Determine how many lines in the entries below include "Write". The reply should be that number and nothing else.

▸ Given data
....

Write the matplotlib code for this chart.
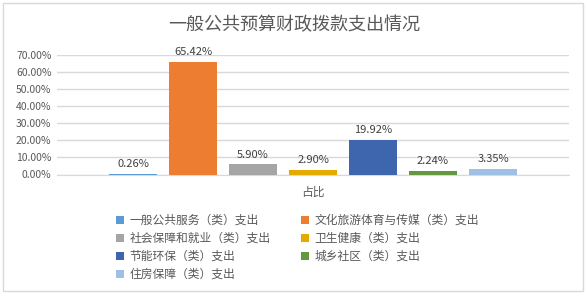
import matplotlib
matplotlib.use("Agg")
import matplotlib.pyplot as plt
from matplotlib.patches import Rectangle, Patch

plt.rcParams["font.family"] = ["Noto Sans CJK SC", "DejaVu Sans"]

# ---- data ----
title = "一般公共预算财政拨款支出情况"
category = "占比"
series = ["一般公共服务（类）支出", "文化旅游体育与传媒（类）支出",
          "社会保障和就业（类）支出", "卫生健康（类）支出",
          "节能环保（类）支出", "城乡社区（类）支出", "住房保障（类）支出"]
values = [0.26, 65.42, 5.90, 2.90, 19.92, 2.24, 3.35]  # percent
colors = ["#5B9BD5", "#ED7D31", "#A5A5A5", "#E5AA00",
          "#3D66AF", "#62993F", "#9DC0E4"]
yticks = [0, 10, 20, 30, 40, 50, 60, 70]

fig = plt.figure(figsize=(5.88, 2.97), dpi=100)
W, H = 588, 297
ax = fig.add_axes([57 / W, 1 - 174.5 / H, (569 - 57) / W, (174.5 - 54.5) / H])

# chart border
fig.patches.append(Rectangle((3 / W, 1 - 291 / H), 580 / W, 288 / H,
                             transform=fig.transFigure, fill=False,
                             edgecolor="#D9D9D9", linewidth=1))

# bars: 7 series in one category group
step = 60 / 512
width = 47.5 / 512
n = len(values)
for i, (name, v, c) in enumerate(zip(series, values, colors)):
    x = (i - (n - 1) / 2) * step
    ax.bar(x, v, width=width, color=c, label=name, zorder=3)
    ax.annotate(f"{v:.2f}%", (x, v), xytext=(0, 3.5), textcoords="offset points",
                ha="center", va="bottom", fontsize=8, color="#404040")

ax.set_xlim(-0.5, 0.5)
ax.set_ylim(0, 70)
ax.set_yticks(yticks)
ax.set_yticklabels([f"{t:.2f}%" for t in yticks], fontsize=7.5, color="#595959")
ax.set_xticks([0])
ax.set_xticklabels([category], fontsize=8.5, color="#595959")
ax.tick_params(length=0, pad=4)
ax.tick_params(axis="x", pad=8)
ax.grid(axis="y", color="#D9D9D9", linewidth=1, zorder=0)
for s in ["top", "right", "left"]:
    ax.spines[s].set_visible(False)
ax.spines["bottom"].set_color("#D9D9D9")

fig.text(0.5, 1 - 25 / H, title, ha="center", va="center",
         fontsize=13, color="#595959")

# legend: row-wise order in 2 columns
order = [0, 2, 4, 6, 1, 3, 5]
leg_handles = [Patch(facecolor=colors[i], edgecolor="none") for i in order]
leg_labels = [series[i] for i in order]
fig.legend(leg_handles, leg_labels, ncol=2, loc="upper left",
           bbox_to_anchor=(110 / W, 1 - 208 / H), frameon=False,
           fontsize=8.5, labelcolor="#595959", handlelength=0.7,
           handleheight=0.7, handletextpad=0.45, labelspacing=0.42,
           columnspacing=2.6, borderpad=0)

fig.savefig("out.png", dpi=100)
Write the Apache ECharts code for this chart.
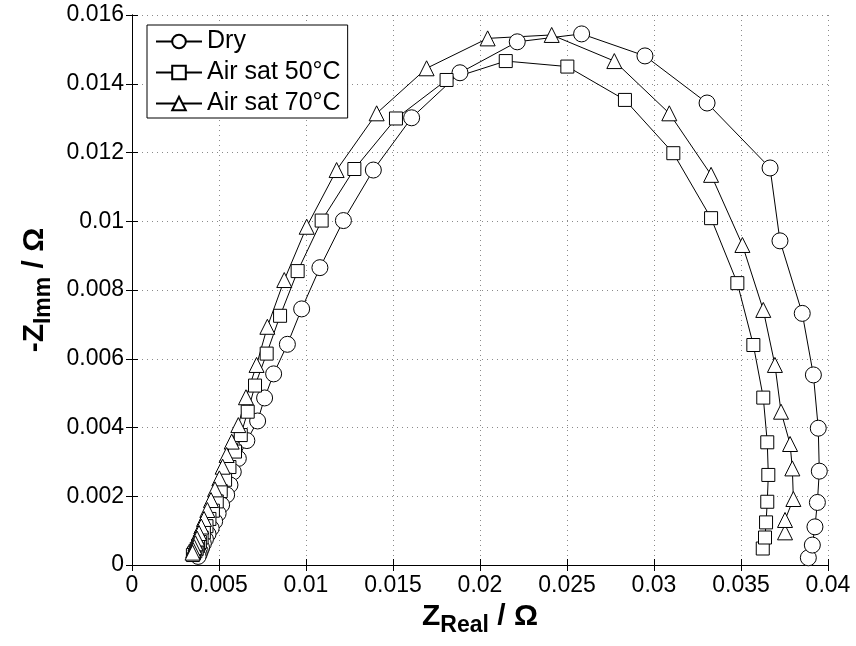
<!DOCTYPE html>
<html>
<head>
<meta charset="utf-8">
<script src="https://cdn.jsdelivr.net/npm/echarts@6/dist/echarts.min.js"></script>
<style>
html,body{margin:0;padding:0;background:#fff;}
#chart{width:856px;height:646px;}
</style>
</head>
<body>
<div id="chart"></div>
<script>
// Data (Z_Real, -Z_Imm) in ohm
const seriesNames = ['Dry', 'Air sat 50°C', 'Air sat 70°C'];
const dry = [
  [0.03887,0.00021],[0.0391,0.00058],[0.03925,0.00111],[0.03939,0.00182],[0.0395,0.00273],
  [0.03944,0.00398],[0.03916,0.00553],[0.03852,0.00732],[0.03724,0.00943],[0.03667,0.01155],
  [0.03305,0.01344],[0.02948,0.01481],[0.02584,0.01545],[0.02214,0.01522],[0.01885,0.01432],
  [0.01607,0.01301],[0.01387,0.01149],[0.01215,0.01002],[0.0108,0.00865],[0.00975,0.00745],
  [0.00893,0.00642],[0.00814,0.00556],[0.00762,0.00486],[0.00722,0.00419],[0.0066,0.00362],
  [0.00611,0.0031],[0.00582,0.00271],[0.00563,0.00233],[0.00544,0.00204],[0.00515,0.00175],
  [0.00495,0.0015],[0.00475,0.00127],[0.00455,0.00107],[0.00437,0.0009],[0.00422,0.00075],
  [0.0041,0.00062],[0.004,0.0005],[0.00392,0.0004],[0.00386,0.00032],[0.0038,0.00025]
];
const air50 = [
  [0.03625,0.00048],[0.03638,0.0008],[0.03644,0.00124],[0.03651,0.00184],[0.03657,0.00262],
  [0.03651,0.00357],[0.03628,0.00487],[0.03571,0.0064],[0.03479,0.0082],[0.03328,0.01009],
  [0.03111,0.01198],[0.02833,0.01353],[0.02502,0.0145],[0.02148,0.01466],[0.01808,0.01411],
  [0.01517,0.01299],[0.01278,0.01152],[0.0109,0.01002],[0.00952,0.00855],[0.00851,0.00725],
  [0.00774,0.00615],[0.00707,0.00522],[0.00665,0.00446],[0.00625,0.00378],[0.00592,0.0033],
  [0.0056,0.00285],[0.00535,0.00248],[0.0051,0.00215],[0.00487,0.00185],[0.00465,0.00158],
  [0.00445,0.00134],[0.00428,0.00113],[0.00413,0.00095],[0.004,0.0008],[0.0039,0.00067],
  [0.0038,0.00056],[0.00372,0.00047],[0.00364,0.0004],[0.00356,0.00034],[0.0035,0.00029]
];
const air70 = [
  [0.03753,0.00095],[0.03753,0.00131],[0.03801,0.00192],[0.03795,0.00281],[0.03782,0.00352],
  [0.0373,0.00446],[0.03695,0.00582],[0.03628,0.00742],[0.03508,0.00931],[0.03328,0.01135],
  [0.03088,0.01314],[0.02772,0.01466],[0.02412,0.01542],[0.02044,0.01532],[0.01693,0.01445],
  [0.01406,0.01314],[0.01176,0.01149],[0.01004,0.00984],[0.00875,0.00829],[0.00778,0.00693],
  [0.00716,0.00582],[0.00655,0.00488],[0.00611,0.00407],[0.00573,0.00359],[0.00544,0.0032],
  [0.00521,0.00286],[0.00502,0.00252],[0.00477,0.0022],[0.00454,0.00189],[0.00433,0.0016],
  [0.00414,0.00134],[0.00398,0.00112],[0.00385,0.00093],[0.00374,0.00077],[0.00365,0.00063],
  [0.00358,0.00052],[0.00352,0.00043],[0.00348,0.00036]
];
const xTicks = {min: 0, max: 0.04, interval: 0.005};
const yTicks = {min: 0, max: 0.016, interval: 0.002};

const FONT = 'Liberation Sans, Arial, sans-serif';
const fmt = v => String(+v.toFixed(4));
const chart = echarts.init(document.getElementById('chart'));

function mkSeries(name, data, symbol, size) {
  return {
    name, type: 'line', data, symbol, symbolSize: size, showSymbol: true,
    lineStyle: {color: '#000', width: 1},
    itemStyle: {color: '#fff', borderColor: '#000', borderWidth: 1},
    emphasis: {disabled: true}, animation: false, clip: false
  };
}
const gridLine = {show: true, lineStyle: {color: '#8a8a8a', type: [1, 4], width: 1}};
const titleStyle = {fontFamily: FONT, fontSize: 30, fontWeight: 'bold', color: '#000',
  rich: {s: {fontFamily: FONT, fontSize: 23, fontWeight: 'bold', color: '#000', padding: [18, 0, 0, 0]}}};
chart.setOption({
  animation: false,
  backgroundColor: '#fff',
  grid: {left: 132, right: 28, top: 15, bottom: 81},
  legend: {
    orient: 'vertical', left: 147, top: 25,
    data: seriesNames,
    backgroundColor: '#fff', borderColor: '#000', borderWidth: 1,
    padding: [4, 7, 2, 8], itemGap: 6, itemWidth: 46, itemHeight: 17,
    textStyle: {fontFamily: FONT, fontSize: 25, lineHeight: 22, color: '#000'}
  },
  xAxis: [{
    type: 'value', min: xTicks.min, max: xTicks.max, interval: xTicks.interval,
    axisLine: {lineStyle: {color: '#000', width: 1}},
    axisTick: {inside: true, length: 6, lineStyle: {color: '#000'}},
    axisLabel: {color: '#000', fontFamily: FONT, fontSize: 23, margin: 9, formatter: fmt},
    splitLine: gridLine,
    name: 'Z{s|Real} / Ω', nameLocation: 'middle', nameGap: 27,
    nameTextStyle: titleStyle
  }, {
    type: 'value', position: 'top', min: xTicks.min, max: xTicks.max, interval: xTicks.interval,
    axisLine: {show: true, lineStyle: {color: '#000', width: 1}},
    axisTick: {show: true, inside: true, length: 6, lineStyle: {color: '#000'}},
    axisLabel: {show: false}, splitLine: {show: false}
  }],
  yAxis: [{
    type: 'value', min: yTicks.min, max: yTicks.max, interval: yTicks.interval,
    axisLine: {show: true, lineStyle: {color: '#000', width: 1}},
    axisTick: {show: true, inside: true, length: 6, lineStyle: {color: '#000'}},
    axisLabel: {color: '#000', fontFamily: FONT, fontSize: 23, margin: 8, formatter: fmt},
    splitLine: gridLine,
    name: '-Z{s|Imm} / Ω', nameLocation: 'middle', nameGap: 76, nameRotate: 90,
    nameTextStyle: titleStyle
  }, {
    type: 'value', position: 'right', min: yTicks.min, max: yTicks.max, interval: yTicks.interval,
    axisLine: {show: true, lineStyle: {color: '#000', width: 1}},
    axisTick: {show: true, inside: true, length: 6, lineStyle: {color: '#000'}},
    axisLabel: {show: false}, splitLine: {show: false}
  }],
  series: [
    mkSeries(seriesNames[0], dry, 'circle', 16),
    mkSeries(seriesNames[1], air50, 'rect', 13),
    mkSeries(seriesNames[2], air70, 'triangle', 15)
  ]
});
</script>
</body>
</html>
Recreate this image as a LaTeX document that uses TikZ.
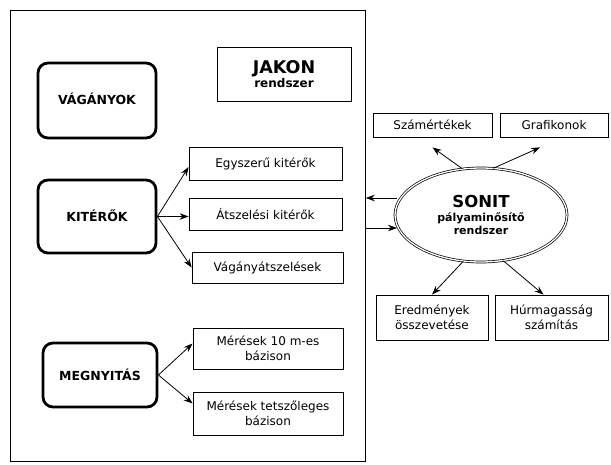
\documentclass[tikz,border=0pt]{standalone}
\usepackage{fontspec}
\setmainfont{DejaVu Sans}
\usetikzlibrary{arrows.meta,calc,shapes.geometric}
\begin{document}
\begin{tikzpicture}[x=1pt,y=-1pt,
  box/.style={draw, line width=0.8pt, inner sep=0pt, align=center, font=\fontsize{12}{15}\selectfont},
  rbox/.style={draw, line width=2.8pt, rounded corners=10pt, inner sep=0pt, font=\fontsize{12.5}{15}\selectfont\bfseries},
  arr/.style={-{Stealth[length=9pt,width=6.5pt]}, line width=0.8pt}]
\useasboundingbox (0,0) rectangle (611,464);
\node[draw, line width=0.8pt, minimum width=355pt, minimum height=451pt, anchor=north west, inner sep=0pt] (frame) at (10,10) {};
% left column
\node[rbox, minimum width=118pt, minimum height=75pt] (vag) at (97,100.5) {\raisebox{3pt}{VÁGÁNYOK}};
\node[rbox, minimum width=118pt, minimum height=73pt] (kit) at (97,216.5) {\raisebox{2pt}{KITÉRŐK}};
\node[rbox, minimum width=114pt, minimum height=64pt] (meg) at (100,375) {MEGNYITÁS};
% JAKON
\node[box, minimum width=134pt, minimum height=54pt] (jakon) at (284,74)
  {{\fontsize{17.5}{19}\selectfont\bfseries JAKON}\\[-1pt]{\fontsize{12}{14}\selectfont\bfseries rendszer}};
% middle column
\node[box, minimum width=153pt, minimum height=33pt] (egy) at (265.5,163.5) {Egyszerű kitérők};
\node[box, minimum width=153pt, minimum height=32pt] (atsz) at (265.5,214) {Átszelési kitérők};
\node[box, minimum width=151pt, minimum height=31pt] (vagat) at (267.5,267.5) {Vágányátszelések};
\node[box, minimum width=150pt, minimum height=41pt] (mer10) at (268,348.5) {Mérések 10 m-es\\bázison};
\node[box, minimum width=150pt, minimum height=43pt] (mertet) at (268,413.5) {Mérések tetszőleges\\bázison};
% right part
\node[box, minimum width=119pt, minimum height=24pt] (szam) at (432.5,125) {Számértékek};
\node[box, minimum width=108pt, minimum height=24pt] (graf) at (554,125) {Grafikonok};
\node[ellipse, draw, double, double distance=1.3pt, line width=0.7pt, minimum width=172pt, minimum height=94pt, inner sep=0pt, align=center] (sonit) at (481,215)
  {{\fontsize{16.5}{18}\selectfont\bfseries SONIT}\\[2pt]{\fontsize{11}{14}\selectfont\bfseries pályaminősítő}\\[1pt]{\fontsize{11}{14}\selectfont\bfseries rendszer}};
\node[box, minimum width=112pt, minimum height=45pt] (eredm) at (432,317.5) {Eredmények\\összevetése};
\node[box, minimum width=113pt, minimum height=45pt] (hur) at (551.5,317.5) {Húrmagasság\\számítás};
% arrows left
\draw[arr] (kit.east) -- ($(egy.west)+(0,3.5)$);
\draw[arr] (kit.east) -- (kit.east -| atsz.west);
\draw[arr] (kit.east) -- (vagat.west);
\draw[arr] (meg.east) -- ($(mer10.west)+(0,-5)$);
\draw[arr] (meg.east) -- ($(mertet.west)+(0,-10)$);
% frame <-> sonit
\coordinate (la) at (397,198);
\coordinate (rb) at (397,228);
\draw[arr] (la) -- (la -| frame.east);
\draw[arr] (rb -| frame.east) -- (rb);
% sonit outputs
\draw[arr] (sonit.112) -- ($(szam.south)+(0,10)$);
\draw[arr] (sonit.75) -- ($(graf.south)+(-14,10)$);
\draw[arr] (sonit.249) -- (eredm.north);
\draw[arr] (sonit.296) -- ($(hur.north)+(-8,0)$);
\end{tikzpicture}
\end{document}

....

▸ Answer for the task
2